### WHAT THE TASK ASKS:
Output the entries word for word. Omit images.

### GIVEN RECORDS:

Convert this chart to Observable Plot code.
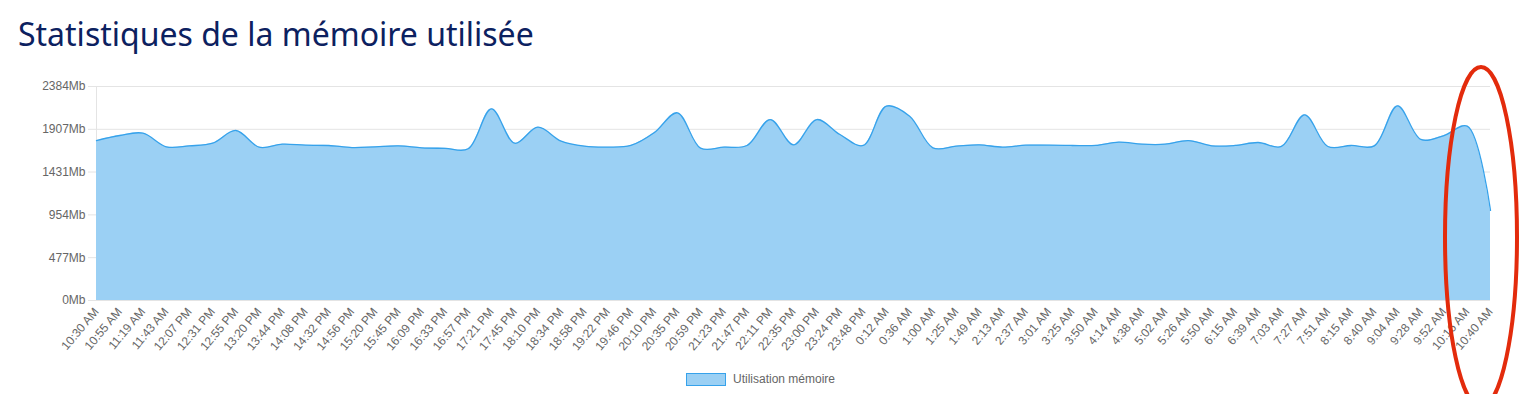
<!DOCTYPE html>
<html>
<head>
<meta charset="utf-8">
<script src="https://cdn.jsdelivr.net/npm/d3@7"></script>
<script src="https://cdn.jsdelivr.net/npm/@observablehq/plot@0.6"></script>
<style>
  html, body { margin: 0; padding: 0; background: #fff; }
  body { width: 1523px; height: 394px; position: relative; overflow: hidden; }
  #title { position: absolute; left: 18px; top: 12px; font-family: "Noto Sans", sans-serif; font-size: 32px; color: #0c2160; white-space: nowrap; }
  #chart { position: absolute; left: 0; top: 70px; }
  #legend { position: absolute; left: 686px; top: 372px; font-family: "Liberation Sans", Arial, sans-serif; font-size: 12px; color: #666; display: flex; align-items: center; }
  #legend .sw { width: 38px; height: 11px; background: #9BD0F4; border: 1px solid #36A2EB; margin-right: 7px; }
  #annot { position: absolute; left: 0; top: 0; pointer-events: none; }
</style>
</head>
<body>
<div id="title">Statistiques de la mémoire utilisée</div>
<div id="chart"></div>
<div id="legend"><div class="sw"></div><span>Utilisation mémoire</span></div>
<svg id="annot" width="1523" height="394"><ellipse cx="1481" cy="237" rx="36" ry="170" fill="none" stroke="#e32b0c" stroke-width="4"/></svg>
<script>
const timeLabels = [
  "10:30 AM","10:55 AM","11:19 AM","11:43 AM","12:07 PM","12:31 PM","12:55 PM","13:20 PM","13:44 PM","14:08 PM",
  "14:32 PM","14:56 PM","15:20 PM","15:45 PM","16:09 PM","16:33 PM","16:57 PM","17:21 PM","17:45 PM","18:10 PM",
  "18:34 PM","18:58 PM","19:22 PM","19:46 PM","20:10 PM","20:35 PM","20:59 PM","21:23 PM","21:47 PM","22:11 PM",
  "22:35 PM","23:00 PM","23:24 PM","23:48 PM","0:12 AM","0:36 AM","1:00 AM","1:25 AM","1:49 AM","2:13 AM",
  "2:37 AM","3:01 AM","3:25 AM","3:50 AM","4:14 AM","4:38 AM","5:02 AM","5:26 AM","5:50 AM","6:15 AM",
  "6:39 AM","7:03 AM","7:27 AM","7:51 AM","8:15 AM","8:40 AM","9:04 AM","9:28 AM","9:52 AM","10:16 AM","10:40 AM"
];
const memoryMb = [
  1782,1838,1864,1712,1723,1752,1894,1708,1741,1730,
  1727,1704,1712,1723,1701,1695,1690,2135,1752,1931,
  1775,1719,1708,1727,1868,2091,1697,1708,1727,2016,
  1734,2016,1849,1727,2165,2053,1701,1719,1734,1708,
  1730,1730,1727,1727,1764,1741,1741,1782,1723,1727,
  1760,1716,2068,1716,1727,1723,2169,1794,1838,1942,1003
];
const yTicks = [0, 477, 954, 1431, 1907, 2384];

const data = memoryMb.map((v, i) => ({i, v}));
const idx = timeLabels.map((_, i) => i);

const chart = Plot.plot({
  width: 1523,
  height: 292,
  marginLeft: 96,
  marginRight: 33,
  marginTop: 16,
  marginBottom: 62,
  style: {fontFamily: "'Liberation Sans', Arial, sans-serif", fontSize: "12px", color: "#666", background: "transparent"},
  x: {domain: [0, timeLabels.length - 1], label: null},
  y: {domain: [0, 2384], label: null},
  marks: [
    Plot.gridY(yTicks, {stroke: "#e4e4e4", strokeOpacity: 1}),
    Plot.ruleX([0], {stroke: "#e4e4e4"}),
    Plot.areaY(data, {x: "i", y: "v", fill: "#9BD0F4", curve: "catmull-rom"}),
    Plot.lineY(data, {x: "i", y: "v", stroke: "#36A2EB", strokeWidth: 1.3, curve: "catmull-rom"}),
    Plot.axisY({ticks: yTicks, tickFormat: d => d + "Mb", tickSize: 8, tickPadding: 3, stroke: "#e4e4e4", color: "#666"}),
    Plot.axisX({ticks: idx, tickFormat: i => timeLabels[i], tickRotate: -50, tickSize: 0, tickPadding: 9, color: "#666"})
  ]
});
document.getElementById("chart").appendChild(chart);
</script>
</body>
</html>
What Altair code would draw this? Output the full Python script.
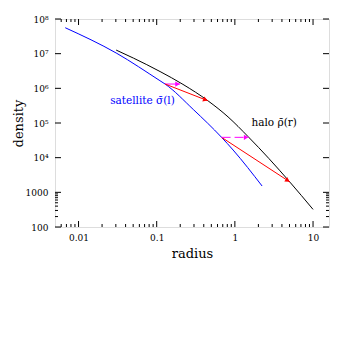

### EXERCISE RESPONSE:
Convert this chart to Observable Plot code.
<!DOCTYPE html>
<html>
<head>
<meta charset="utf-8">
<script src="https://cdn.jsdelivr.net/npm/d3@7"></script>
<script src="https://cdn.jsdelivr.net/npm/@observablehq/plot@0.6"></script>
<style>
  html, body { margin: 0; padding: 0; background: #fff; }
  body { width: 1523px; height: 394px; position: relative; overflow: hidden; }
  #title { position: absolute; left: 18px; top: 12px; font-family: "Noto Sans", sans-serif; font-size: 32px; color: #0c2160; white-space: nowrap; }
  #chart { position: absolute; left: 0; top: 70px; }
  #legend { position: absolute; left: 686px; top: 372px; font-family: "Liberation Sans", Arial, sans-serif; font-size: 12px; color: #666; display: flex; align-items: center; }
  #legend .sw { width: 38px; height: 11px; background: #9BD0F4; border: 1px solid #36A2EB; margin-right: 7px; }
  #annot { position: absolute; left: 0; top: 0; pointer-events: none; }
</style>
</head>
<body>
<div id="title">Statistiques de la mémoire utilisée</div>
<div id="chart"></div>
<div id="legend"><div class="sw"></div><span>Utilisation mémoire</span></div>
<svg id="annot" width="1523" height="394"><ellipse cx="1481" cy="237" rx="36" ry="170" fill="none" stroke="#e32b0c" stroke-width="4"/></svg>
<script>
const timeLabels = [
  "10:30 AM","10:55 AM","11:19 AM","11:43 AM","12:07 PM","12:31 PM","12:55 PM","13:20 PM","13:44 PM","14:08 PM",
  "14:32 PM","14:56 PM","15:20 PM","15:45 PM","16:09 PM","16:33 PM","16:57 PM","17:21 PM","17:45 PM","18:10 PM",
  "18:34 PM","18:58 PM","19:22 PM","19:46 PM","20:10 PM","20:35 PM","20:59 PM","21:23 PM","21:47 PM","22:11 PM",
  "22:35 PM","23:00 PM","23:24 PM","23:48 PM","0:12 AM","0:36 AM","1:00 AM","1:25 AM","1:49 AM","2:13 AM",
  "2:37 AM","3:01 AM","3:25 AM","3:50 AM","4:14 AM","4:38 AM","5:02 AM","5:26 AM","5:50 AM","6:15 AM",
  "6:39 AM","7:03 AM","7:27 AM","7:51 AM","8:15 AM","8:40 AM","9:04 AM","9:28 AM","9:52 AM","10:16 AM","10:40 AM"
];
const memoryMb = [
  1782,1838,1864,1712,1723,1752,1894,1708,1741,1730,
  1727,1704,1712,1723,1701,1695,1690,2135,1752,1931,
  1775,1719,1708,1727,1868,2091,1697,1708,1727,2016,
  1734,2016,1849,1727,2165,2053,1701,1719,1734,1708,
  1730,1730,1727,1727,1764,1741,1741,1782,1723,1727,
  1760,1716,2068,1716,1727,1723,2169,1794,1838,1942,1003
];
const yTicks = [0, 477, 954, 1431, 1907, 2384];

const data = memoryMb.map((v, i) => ({i, v}));
const idx = timeLabels.map((_, i) => i);

const chart = Plot.plot({
  width: 1523,
  height: 292,
  marginLeft: 96,
  marginRight: 33,
  marginTop: 16,
  marginBottom: 62,
  style: {fontFamily: "'Liberation Sans', Arial, sans-serif", fontSize: "12px", color: "#666", background: "transparent"},
  x: {domain: [0, timeLabels.length - 1], label: null},
  y: {domain: [0, 2384], label: null},
  marks: [
    Plot.gridY(yTicks, {stroke: "#e4e4e4", strokeOpacity: 1}),
    Plot.ruleX([0], {stroke: "#e4e4e4"}),
    Plot.areaY(data, {x: "i", y: "v", fill: "#9BD0F4", curve: "catmull-rom"}),
    Plot.lineY(data, {x: "i", y: "v", stroke: "#36A2EB", strokeWidth: 1.3, curve: "catmull-rom"}),
    Plot.axisY({ticks: yTicks, tickFormat: d => d + "Mb", tickSize: 8, tickPadding: 3, stroke: "#e4e4e4", color: "#666"}),
    Plot.axisX({ticks: idx, tickFormat: i => timeLabels[i], tickRotate: -50, tickSize: 0, tickPadding: 9, color: "#666"})
  ]
});
document.getElementById("chart").appendChild(chart);
</script>
</body>
</html>
What Altair code would draw this? Output the full Python script.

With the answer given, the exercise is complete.